The results of the survey, which looked at average remuneration levels in 24 out of the 25 member states, shows that there is a clear grouping of new member states with cheaper labour costs. Poland has the lowest cost of employment with a figure of €10,021. Seven countries including Slovakia, Hungary and Latvia, have a cost of employment less than €13,000.
In contrast with this, France tops the table with an average figure of €52,567, followed closely by Germany with €51,593. When assessing the impact of Budget 2008 on the overall cost of employment in Ireland, it should be noted that the budget in December did not add to the total cost in Ireland.
The survey also reveals that Ireland continues to have the lowest level of tax and social security as a percentage of total cost of employment at 15.92%. Budget 2008 further reduced this by almost 1%. It is interesting to note that Cyprus, which has the second lowest level, had a percentage of 17.87% in 2006 but this has increased to 19.60% in 2007.
In Ireland, income tax is low but the poor standard of public health care makes private healthcare a necessity that can cost an average of about €3,000 annually. Indirect taxes are high such as on cars - putting Irish cars at 30% above the Eurozone average. The Irish Government collects 28% of the cost of a new house in taxes and charges.
OECD countries' tax burdens back up to 2000 historic highs; Three countries - - Italy, Ireland and Korea - - saw their tax burdens rise by more than 1% between 2005 and 2006
Commenting on the results, Tax Partner, Brian McDonald stated:
"The Government tax policy continues to support business by maintaining a low tax environment on employment and thus trying to ensure that tax continues not to be a negative factor for business investment in Ireland."

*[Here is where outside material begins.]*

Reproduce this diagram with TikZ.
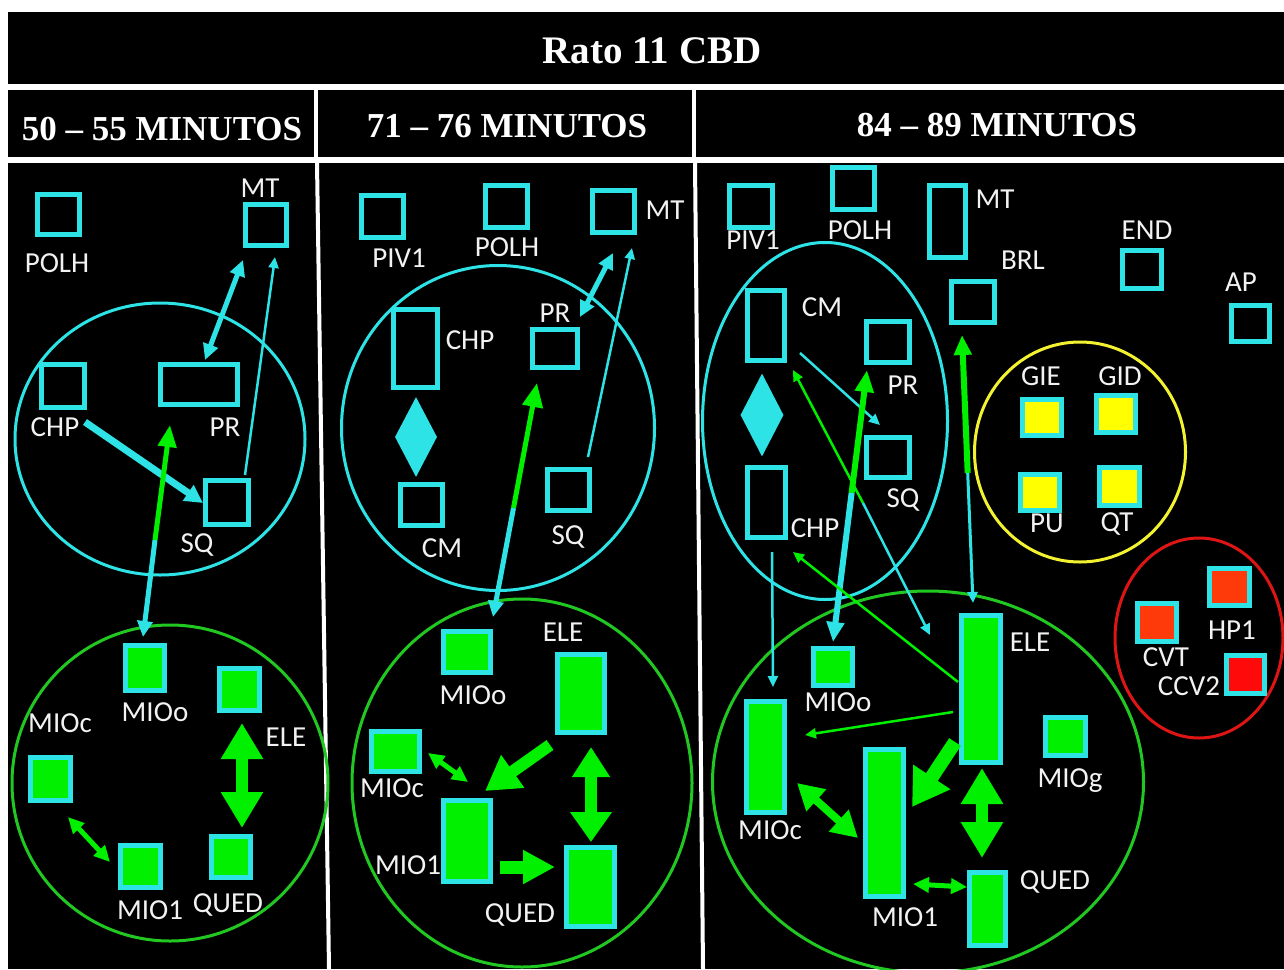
\documentclass[tikz,border=0pt]{standalone}
\usepackage{fontspec}
\setmainfont{Liberation Serif}
\newfontfamily\labfont{Carlito}
\usetikzlibrary{arrows.meta,shapes.geometric}
\definecolor{cy}{HTML}{2EE3E6}
\definecolor{gr}{HTML}{00F000}
\definecolor{grl}{HTML}{22C822}
\definecolor{ye}{HTML}{FFFF00}
\definecolor{yel}{HTML}{F2F230}
\definecolor{org}{HTML}{FF3A0A}
\definecolor{rd}{HTML}{FF0A0A}
\definecolor{rel}{HTML}{DD1515}
\definecolor{txt}{HTML}{F2F2F2}
\newcommand\mybox[6]{%
 \pgfmathsetmacro\bcx{(#3+#5)/2}%
 \pgfmathsetmacro\bcy{(#4+#6)/2}%
 \pgfmathsetmacro\bw{#5-#3-5}%
 \pgfmathsetmacro\bh{#6-#4-5}%
 \node[#1, minimum width=\bw pt, minimum height=\bh pt] (#2) at (\bcx,\bcy) {};}
\tikzset{
 bx/.style={draw=cy, line width=5pt, inner sep=0pt, rectangle},
 gbx/.style={bx, fill=gr},
 ybx/.style={bx, fill=ye},
 obx/.style={bx, fill=org},
 rbx/.style={bx, fill=rd},
 lbl/.style={text=txt, font=\labfont\fontsize{29}{29}\selectfont, inner sep=0pt, text height=18.5pt, text depth=0pt},
 hdr/.style={text=white, font=\bfseries\fontsize{35}{35}\selectfont, inner sep=0pt, text height=23pt, text depth=0pt},
 ttl/.style={text=white, font=\bfseries\fontsize{39}{39}\selectfont, inner sep=0pt, text height=26pt, text depth=0pt},
 cyell/.style={ellipse, draw=cy, line width=3pt, inner sep=0pt},
 grell/.style={ellipse, draw=grl, line width=3pt, inner sep=0pt},
 thin/.style={line width=2.5pt, -{Triangle[length=11pt,width=10pt]}},
 mid/.style={line width=5pt, {Triangle[length=16pt,width=15pt]}-{Triangle[length=16pt,width=15pt]}},
 big/.style={line width=12pt, -{Triangle[length=34pt,width=38pt]}},
 bigdbl/.style={line width=12pt, {Triangle[length=36pt,width=40pt]}-{Triangle[length=36pt,width=40pt]}},
 dblm/.style={line width=8pt, {Triangle[length=26pt,width=28pt]}-{Triangle[length=26pt,width=28pt]}},
}
\begin{document}
\begin{tikzpicture}[x=1pt,y=-1pt]
\useasboundingbox (0,0) rectangle (1284,969);
\fill[white] (0,0) rectangle (1284,969);
\fill[black] (8,12) rectangle (1284,84);
\fill[black] (8,90) rectangle (1284,157);
\fill[black] (8,163) rectangle (1284,969);
\draw[white, line width=4pt] (316,90) -- (316,157);
\draw[white, line width=4pt] (694,90) -- (694,157);
\draw[white, line width=4pt] (317,163) -- (329,969);
\draw[white, line width=4pt] (695,163) -- (703,969);
\node[ttl] (title) at (652,50) {Rato 11 CBD};
\node[hdr] (h1) at (162,129) {50 – 55 MINUTOS};
\node[hdr] (h2) at (507,126) {71 – 76 MINUTOS};
\node[hdr] (h3) at (997,125) {84 – 89 MINUTOS};

% ellipses
\node[cyell, minimum width=290pt, minimum height=272pt] (e1c) at (160,439) {};
\node[grell, minimum width=316pt, minimum height=316pt] (e1g) at (170,783) {};
\node[cyell, minimum width=313pt, minimum height=325pt] (e2c) at (498,428) {};
\node[grell, minimum width=340pt, minimum height=368pt] (e2g) at (522,783) {};
\node[cyell, minimum width=245pt, minimum height=357pt] (e3c) at (825,421) {};
\node[grell, minimum width=431pt, minimum height=382pt] (e3g) at (928,782) {};
\node[ellipse, draw=yel, line width=3pt, minimum width=211pt, minimum height=220pt] (e3y) at (1080,452) {};
\node[ellipse, draw=rel, line width=3pt, minimum width=168pt, minimum height=200pt] (e3r) at (1199,638) {};

% column 1 boxes
\mybox{bx}{aPOLH}{35}{192}{82}{237}
\mybox{bx}{aMT}{243}{202}{289}{248}
\mybox{bx}{aCHP}{39}{362}{87}{410}
\mybox{bx}{aPR}{158}{362}{240}{407}
\mybox{bx}{aSQ}{203}{478}{251}{527}
\mybox{gbx}{aMIOo}{123}{643}{167}{693}
\mybox{gbx}{aELE}{217}{666}{262}{713}
\mybox{gbx}{aMIOc}{28}{755}{73}{803}
\mybox{gbx}{aMIOi}{118}{843}{163}{890}
\mybox{gbx}{aQUED}{209}{834}{253}{880}
\node[lbl] (laPOLH) at (57,263) {POLH};
\node[lbl] (laMT) at (260,188) {MT};
\node[lbl] (laCHP) at (55,427) {CHP};
\node[lbl] (laPR) at (225,427) {PR};
\node[lbl] (laSQ) at (197,543) {SQ};
\node[lbl] (laMIOo) at (155,712) {MIOo};
\node[lbl] (laELE) at (286,737) {ELE};
\node[lbl] (laMIOc) at (60,723) {MIOc};
\node[lbl] (laMIOi) at (150,910) {MIO1};
\node[lbl] (laQUED) at (228,903) {QUED};

% column 2 boxes
\mybox{bx}{bPIV}{359}{193}{406}{240}
\mybox{bx}{bPOLH}{483}{183}{530}{230}
\mybox{bx}{bMT}{590}{188}{637}{235}
\mybox{bx}{bCHP}{391}{307}{440}{390}
\mybox{bx}{bCM}{398}{482}{445}{528}
\mybox{bx}{bPR}{530}{327}{580}{370}
\mybox{bx}{bSQ}{545}{467}{592}{513}
\node[diamond, fill=cy, inner sep=0pt, minimum width=42pt, minimum height=80pt] (bDia) at (416,437) {};
\mybox{gbx}{bMIOo}{441}{629}{493}{675}
\mybox{gbx}{bELE}{555}{652}{607}{735}
\mybox{gbx}{bMIOc}{369}{729}{422}{774}
\mybox{gbx}{bMIOi}{441}{798}{493}{884}
\mybox{gbx}{bQUED}{564}{845}{617}{929}
\node[lbl] (lbPIV) at (399,258) {PIV1};
\node[lbl] (lbPOLH) at (507,247) {POLH};
\node[lbl] (lbMT) at (665,210) {MT};
\node[lbl] (lbCHP) at (470,340) {CHP};
\node[lbl] (lbCM) at (442,548) {CM};
\node[lbl] (lbPR) at (555,313) {PR};
\node[lbl] (lbSQ) at (568,535) {SQ};
\node[lbl] (lbMIOo) at (473,695) {MIOo};
\node[lbl] (lbELE) at (563,632) {ELE};
\node[lbl] (lbMIOc) at (392,788) {MIOc};
\node[lbl] (lbMIOi) at (408,865) {MIO1};
\node[lbl] (lbQUED) at (520,913) {QUED};

% column 3 boxes
\mybox{bx}{cPIV}{727}{183}{775}{230}
\mybox{bx}{cPOLH}{830}{165}{877}{212}
\mybox{bx}{cMT}{927}{183}{968}{260}
\mybox{bx}{cBRL}{949}{279}{997}{325}
\mybox{bx}{cCM}{745}{288}{787}{363}
\node[diamond, fill=cy, inner sep=0pt, minimum width=43pt, minimum height=83pt] (cDia) at (762,415) {};
\mybox{bx}{cCHP}{745}{465}{788}{540}
\mybox{bx}{cPR}{864}{319}{912}{365}
\mybox{bx}{cSQ}{864}{435}{912}{480}
\mybox{gbx}{cMIOo}{811}{646}{855}{688}
\mybox{gbx}{cELE}{959}{613}{1003}{765}
\mybox{gbx}{cMIOc}{744}{699}{787}{815}
\mybox{gbx}{cMIOi}{863}{747}{906}{899}
\mybox{gbx}{cQUED}{967}{870}{1008}{948}
\mybox{gbx}{cMIOg}{1043}{715}{1088}{758}
\mybox{bx}{cEND}{1120}{248}{1164}{291}
\mybox{bx}{cAP}{1229}{303}{1272}{344}
\mybox{ybx}{cGIE}{1020}{397}{1064}{438}
\mybox{ybx}{cGID}{1094}{393}{1138}{435}
\mybox{ybx}{cPU}{1018}{472}{1062}{513}
\mybox{ybx}{cQT}{1097}{465}{1142}{508}
\mybox{obx}{cHP}{1207}{566}{1252}{608}
\mybox{obx}{cCVT}{1135}{601}{1179}{644}
\mybox{rbx}{cCCV}{1224}{653}{1267}{696}
\node[lbl] (lcPIV) at (753,240) {PIV1};
\node[lbl] (lcPOLH) at (860,230) {POLH};
\node[lbl] (lcMT) at (995,199) {MT};
\node[lbl] (lcBRL) at (1023,260) {BRL};
\node[lbl] (lcCM) at (822,307) {CM};
\node[lbl] (lcPR) at (903,385) {PR};
\node[lbl] (lcSQ) at (903,498) {SQ};
\node[lbl] (lcCHP) at (815,528) {CHP};
\node[lbl] (lcMIOo) at (838,702) {MIOo};
\node[lbl] (lcELE) at (1030,642) {ELE};
\node[lbl] (lcMIOc) at (770,830) {MIOc};
\node[lbl] (lcMIOi) at (905,917) {MIO1};
\node[lbl] (lcQUED) at (1055,880) {QUED};
\node[lbl] (lcMIOg) at (1070,778) {MIOg};
\node[lbl] (lcEND) at (1147,230) {END};
\node[lbl] (lcAP) at (1241,282) {AP};
\node[lbl] (lcGIE) at (1041,376) {GIE};
\node[lbl] (lcGID) at (1120,376) {GID};
\node[lbl] (lcPU) at (1047,523) {PU};
\node[lbl] (lcQT) at (1117,522) {QT};
\node[lbl] (lcHP) at (1232,630) {HP1};
\node[lbl] (lcCVT) at (1166,657) {CVT};
\node[lbl] (lcCCV) at (1189,686) {CCV2};

% connector end points
\coordinate (a1) at (205,360); \coordinate (a2) at (243,260);
\coordinate (a3) at (245,475); \coordinate (a4) at (275,257);
\coordinate (a5) at (85,422);  \coordinate (a6) at (203,503);
\coordinate (a7) at (155,540); \coordinate (a8) at (143,637); \coordinate (a9) at (170,425);
\coordinate (a10) at (242,723); \coordinate (a11) at (242,828);
\coordinate (a12) at (68,817); \coordinate (a13) at (110,862);

\coordinate (b1) at (580,317); \coordinate (b2) at (613,253);
\coordinate (b3) at (588,457); \coordinate (b4) at (632,248);
\coordinate (b5) at (513.5,508); \coordinate (b6) at (493,617); \coordinate (b7) at (537,383);
\coordinate (b8) at (428,753); \coordinate (b9) at (468,782);
\coordinate (b10) at (550,745); \coordinate (b11) at (485,791);
\coordinate (b12) at (500,867); \coordinate (b13) at (555,867);
\coordinate (b14) at (591,747); \coordinate (b15) at (591,842);

\coordinate (c1) at (800,353); \coordinate (c2) at (880,425);
\coordinate (c3) at (863,503); \coordinate (c4) at (793,370); \coordinate (c5) at (930,635);
\coordinate (c6) at (851.6,493); \coordinate (c7) at (867,370); \coordinate (c8) at (833,642);
\coordinate (c9) at (772,552); \coordinate (c10) at (773,687);
\coordinate (c11) at (958,682); \coordinate (c12) at (793,552);
\coordinate (c13) at (967.7,473); \coordinate (c14) at (962,335); \coordinate (c15) at (973,603);
\coordinate (c16) at (953,712); \coordinate (c17) at (805,735);
\coordinate (c18) at (955,742); \coordinate (c19) at (912,807);
\coordinate (c20) at (797,783); \coordinate (c21) at (858,838);
\coordinate (c22) at (982,768); \coordinate (c23) at (982,858);
\coordinate (c24) at (913,884); \coordinate (c25) at (967,887);

% column 1 connectors
\draw[mid, cy] (a1) -- (a2);
\draw[thin, cy] (a3) -- (a4);
\draw[line width=7pt, cy, -{Triangle[length=18pt,width=18pt]}] (a5) -- (a6);
\draw[line width=5pt, cy, -{Triangle[length=16pt,width=15pt]}] (a7) -- (a8);
\draw[line width=5pt, gr, -{Triangle[length=22pt,width=18pt]}] (a7) -- (a9);
\draw[bigdbl, gr] (a10) -- (a11);
\draw[mid, gr] (a12) -- (a13);

% column 2 connectors
\draw[mid, cy] (b1) -- (b2);
\draw[thin, cy] (b3) -- (b4);
\draw[line width=5pt, cy, -{Triangle[length=16pt,width=15pt]}] (b5) -- (b6);
\draw[line width=5pt, gr, -{Triangle[length=24pt,width=20pt]}] (b5) -- (b7);
\draw[mid, gr] (b8) -- (b9);
\draw[big, gr] (b10) -- (b11);
\draw[line width=13pt, gr, -{Triangle[length=32pt,width=32pt]}] (b12) -- (b13);
\draw[line width=12pt, gr, {Triangle[length=30pt,width=36pt]}-{Triangle[length=30pt,width=40pt]}] (b14) -- (b15);

% column 3 connectors
\draw[thin, cy] (c1) -- (c2);
\draw[thin, gr] (c3) -- (c4);
\draw[thin, cy] (c3) -- (c5);
\draw[line width=6pt, gr, -{Triangle[length=22pt,width=18pt]}] (c6) -- (c7);
\draw[line width=6pt, cy, -{Triangle[length=20pt,width=17pt]}] (c6) -- (c8);
\draw[thin, cy] (c9) -- (c10);
\draw[thin, gr] (c11) -- (c12);
\draw[line width=6pt, gr, -{Triangle[length=20pt,width=17pt]}] (c13) -- (c14);
\draw[line width=3pt, cy, -{Triangle[length=11pt,width=10pt]}] (c13) -- (c15);
\draw[thin, gr] (c16) -- (c17);
\draw[line width=14pt, gr, -{Triangle[length=36pt,width=42pt]}] (c18) -- (c19);
\draw[dblm, gr] (c20) -- (c21);
\draw[bigdbl, gr] (c22) -- (c23);
\draw[mid, gr] (c24) -- (c25);
\end{tikzpicture}
\end{document}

"It is clear that the Baltic States and the eastern European countries continue to be a challenge to Ireland’s continued success. As those economies develop and improve their infrastructure, it may prove difficult to maintain Ireland’s success in attracting international investment. All businesses are becoming more focused on labour and transport costs. For manufacturing concerns it may also make commercial sense to locate closer to the European markets," he concluded.
The purpose of the Deloitte EU Employee Remuneration Survey is to provide a comparative analysis of remuneration levels across EU member states. A number of factors are examined including the total cost of employment, and cost of employment to the employee and to the employer.
Total cost of employment is the remuneration figure plus the cost of employment to the employer. In completing the survey the average remuneration levels for enterprises with 10 or more employees was taken as the benchmark. Employee tax is based on a married couple, one earner with two children, per annum. The survey covers all countries in the EU with the exception of Lithuania.